Result: VDOT: 50.8 — Very Good
A 10K time of 42:30 corresponds to a VDOT of approximately 50.8, equivalent to a VO2 max of about 50.8 ml/kg/min. This predicts: 5K in 20:30, half marathon in 1:34, marathon in 3:16. Easy run pace: 5:25-5:50/km. Tempo pace: 4:40/km.
Jack Daniels' VDOT system is arguably the most widely used training system in distance running. It works by first establishing your current fitness level from a race result, then prescribing training paces for five intensity zones: Easy, Marathon, Threshold, Interval, and Repetition. Each zone targets specific physiological adaptations: easy running builds aerobic base, threshold running improves lactate clearance, and intervals boost VO2 max. The system's elegance lies in its simplicity — one race result generates all your training paces.
Race equivalence tables predict what you should run at one distance based on performance at another, but they assume equal training for all distances. In practice, most runners have a bias: runners who do lots of speedwork tend to outperform predictions at shorter distances, while high-mileage runners outperform at longer distances. If your actual race times deviate significantly from predictions, it indicates where additional training focus would yield the biggest improvements.
VDOT is one of the most sensitive measures of running fitness improvement.
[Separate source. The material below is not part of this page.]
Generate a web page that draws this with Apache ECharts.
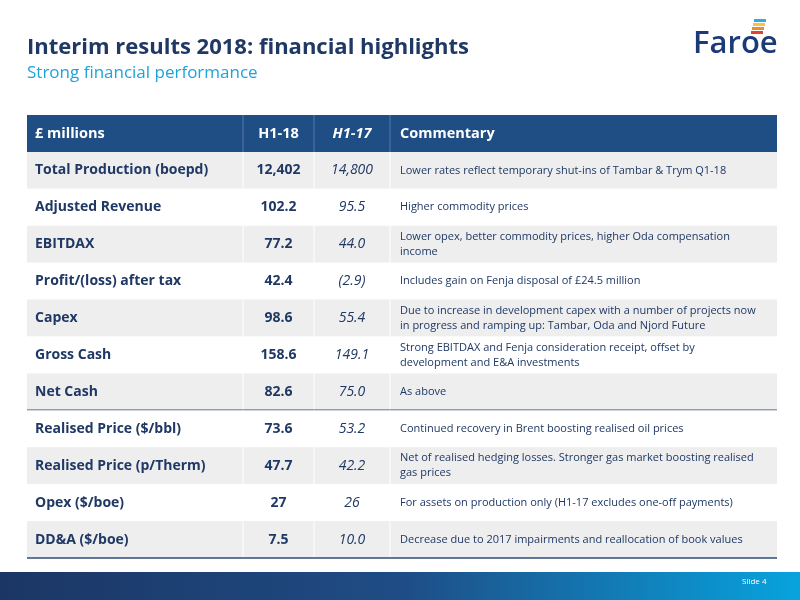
<!DOCTYPE html>
<html><head><meta charset="utf-8">
<script src="https://cdn.jsdelivr.net/npm/echarts@6/dist/echarts.min.js"></script>
<style>html,body{margin:0;padding:0;background:#fff}#c{width:800px;height:600px}</style>
</head><body><div id="c"></div>
<script>
const headers = ['£ millions', 'H1-18', 'H1-17', 'Commentary'];
const metrics = ['Total Production (boepd)', 'Adjusted Revenue', 'EBITDAX', 'Profit/(loss) after tax', 'Capex', 'Gross Cash', 'Net Cash', 'Realised Price ($/bbl)', 'Realised Price (p/Therm)', 'Opex ($/boe)', 'DD&A ($/boe)'];
const h118 = ['12,402', '102.2', '77.2', '42.4', '98.6', '158.6', '82.6', '73.6', '47.7', '27', '7.5'];
const h117 = ['14,800', '95.5', '44.0', '(2.9)', '55.4', '149.1', '75.0', '53.2', '42.2', '26', '10.0'];
const comments = [
  'Lower rates reflect temporary shut-ins of Tambar & Trym Q1-18',
  'Higher commodity prices',
  'Lower opex, better commodity prices, higher Oda compensation income',
  'Includes gain on Fenja disposal of £24.5 million',
  'Due to increase in development capex with a number of projects now in progress and ramping up: Tambar, Oda and Njord Future',
  'Strong EBITDAX and Fenja consideration receipt, offset by development and E&A investments',
  'As above',
  'Continued recovery in Brent boosting realised oil prices',
  'Net of realised hedging losses. Stronger gas market boosting realised gas prices',
  'For assets on production only (H1-17 excludes one-off payments)',
  'Decrease due to 2017 impairments and reallocation of book values'
];
const colEdges = [0, 216, 287, 363, 750];

const rows = ['header'].concat(metrics);
const data = rows.map((r, i) => [i]);
const navy = '#1f3864', head = '#1f4e85', font = 'Open Sans, sans-serif';

function renderItem(params, api) {
  const i = api.value(0);
  const h = api.size([0, 1])[1];
  const c = api.coord([0, i]);
  const y0 = c[1] - h / 2, yc = c[1];
  const x = colEdges.map(v => api.coord([v, i])[0]);
  const W = x[4] - x[0];
  const ch = [];
  if (i === 0) {
    ch.push({type: 'rect', shape: {x: x[0], y: y0, width: W, height: h}, style: {fill: head}});
    [1, 2, 3].forEach(k => ch.push({type: 'line', shape: {x1: x[k], y1: y0, x2: x[k], y2: y0 + h}, style: {stroke: '#5a79a6', lineWidth: 1}}));
    ch.push({type: 'text', style: {text: headers[0], x: x[0] + 8, y: yc, verticalAlign: 'middle', fill: '#fff', font: 'bold 14.5px ' + font}});
    ch.push({type: 'text', style: {text: headers[1], x: (x[1] + x[2]) / 2, y: yc, align: 'center', verticalAlign: 'middle', fill: '#fff', font: 'bold 14.5px ' + font}});
    ch.push({type: 'text', style: {text: headers[2], x: (x[2] + x[3]) / 2, y: yc, align: 'center', verticalAlign: 'middle', fill: '#fff', font: 'italic bold 14.5px ' + font}});
    ch.push({type: 'text', style: {text: headers[3], x: x[3] + 10, y: yc, verticalAlign: 'middle', fill: '#fff', font: 'bold 14.5px ' + font}});
  } else {
    const j = i - 1;
    ch.push({type: 'rect', shape: {x: x[0], y: y0, width: W, height: h}, style: {fill: j % 2 === 0 ? '#eeeeef' : '#ffffff'}});
    [1, 2, 3].forEach(k => ch.push({type: 'line', shape: {x1: x[k], y1: y0, x2: x[k], y2: y0 + h}, style: {stroke: '#ffffff', lineWidth: 1}}));
    ch.push({type: 'text', style: {text: metrics[j], x: x[0] + 8, y: yc, verticalAlign: 'middle', fill: navy, font: 'bold 14px ' + font}});
    ch.push({type: 'text', style: {text: h118[j], x: (x[1] + x[2]) / 2, y: yc, align: 'center', verticalAlign: 'middle', fill: navy, font: 'bold 14px ' + font}});
    ch.push({type: 'text', style: {text: h117[j], x: (x[2] + x[3]) / 2, y: yc, align: 'center', verticalAlign: 'middle', fill: navy, font: 'italic 14px ' + font}});
    ch.push({type: 'text', style: {text: comments[j], x: x[3] + 10, y: yc, verticalAlign: 'middle', fill: navy, font: '11px ' + font, width: x[4] - x[3] - 22, overflow: 'break', lineHeight: 15}});
    if (j === 6 || j === 10) {
      ch.push({type: 'line', shape: {x1: x[0], y1: y0 + h, x2: x[4], y2: y0 + h}, style: {stroke: '#2e4d7b', lineWidth: 1.5}});
    }
  }
  return {type: 'group', children: ch};
}

const chart = echarts.init(document.getElementById('c'), null, {renderer: 'canvas'});
chart.setOption({
  animation: false,
  grid: {left: 27, right: 23, top: 115, bottom: 42},
  xAxis: {type: 'value', min: 0, max: 750, show: false},
  yAxis: {type: 'category', data: rows, inverse: true, show: false},
  series: [{type: 'custom', renderItem: renderItem, data: data, encode: {y: 0}, clip: false}],
  graphic: [
    {type: 'text', left: 27, top: 37, style: {text: 'Interim results 2018: financial highlights', fill: navy, font: 'bold 22px ' + font}},
    {type: 'text', left: 27, top: 65, style: {text: 'Strong financial performance', fill: '#1ea3dc', font: '17px ' + font}},
    {type: 'text', left: 693, top: 29, style: {text: 'Faroe', fill: '#1d3a78', font: '600 31px ' + font}},
    {type: 'rect', shape: {x: 754, y: 19, width: 12, height: 3}, style: {fill: '#36a9e1'}},
    {type: 'rect', shape: {x: 753, y: 23, width: 12, height: 3}, style: {fill: '#f4c542'}},
    {type: 'rect', shape: {x: 752, y: 27, width: 12, height: 3}, style: {fill: '#f08a2c'}},
    {type: 'rect', shape: {x: 751, y: 31, width: 12, height: 3}, style: {fill: '#e5412e'}},
    {type: 'rect', shape: {x: 0, y: 572, width: 800, height: 28}, style: {fill: new echarts.graphic.LinearGradient(0, 0, 1, 0, [{offset: 0, color: '#1b3664'}, {offset: 0.5, color: '#1f4c85'}, {offset: 1, color: '#07a3de'}])}},
    {type: 'text', left: 742, top: 578, style: {text: 'Slide 4', fill: '#fff', font: '8px ' + font}}
  ]
});
</script></body></html>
A 1-point VDOT increase represents meaningful progress — approximately 30-40 seconds over 5K, 1-1.5 minutes over 10K, or 3-5 minutes over a marathon. Tracking VDOT across seasons reveals training patterns: most runners peak in VDOT after a focused training block and see natural fluctuations of 2-4 points between peak fitness and off-season base periods.
Last updated:
The calculator converts a recent race performance into a VDOT-style fitness estimate and then uses that value to generate training paces and equivalent distance predictions. It is a coaching worksheet, not a lab VO2 max test.
VDOT is Jack Daniels' term for "effective VO2 max" — it represents the VO2 max that would produce your race performance given typical running economy. It's more useful than lab VO2 max for predicting race times and setting training paces.
Shorter distances (5K-10K) tend to be more accurate because they rely more heavily on aerobic capacity and less on pacing strategy, nutrition, and mental endurance. However, any all-out race effort gives a reasonable estimate.
The predictions assume equal training and pacing for all distances. If you've trained specifically for one distance, your results at that distance will exceed predictions at others. It also assumes you race all-out, which is harder to do in longer races.
Use a result from the last 4-6 weeks for the most accurate estimate. Fitness changes over time, and a 6-month-old race result may no longer reflect your current VO2 max.
Yes, but solo time trials are typically 1-3% slower than race performances due to the lack of competition, crowd energy, and adrenaline. For most accurate estimation, use an actual race result.
A sub-3:00 marathon requires approximately VDOT 54, corresponding to about 5K in 18:36 and 10K in 38:37. This is a strong recreational performance benchmark rather than a guarantee of marathon success.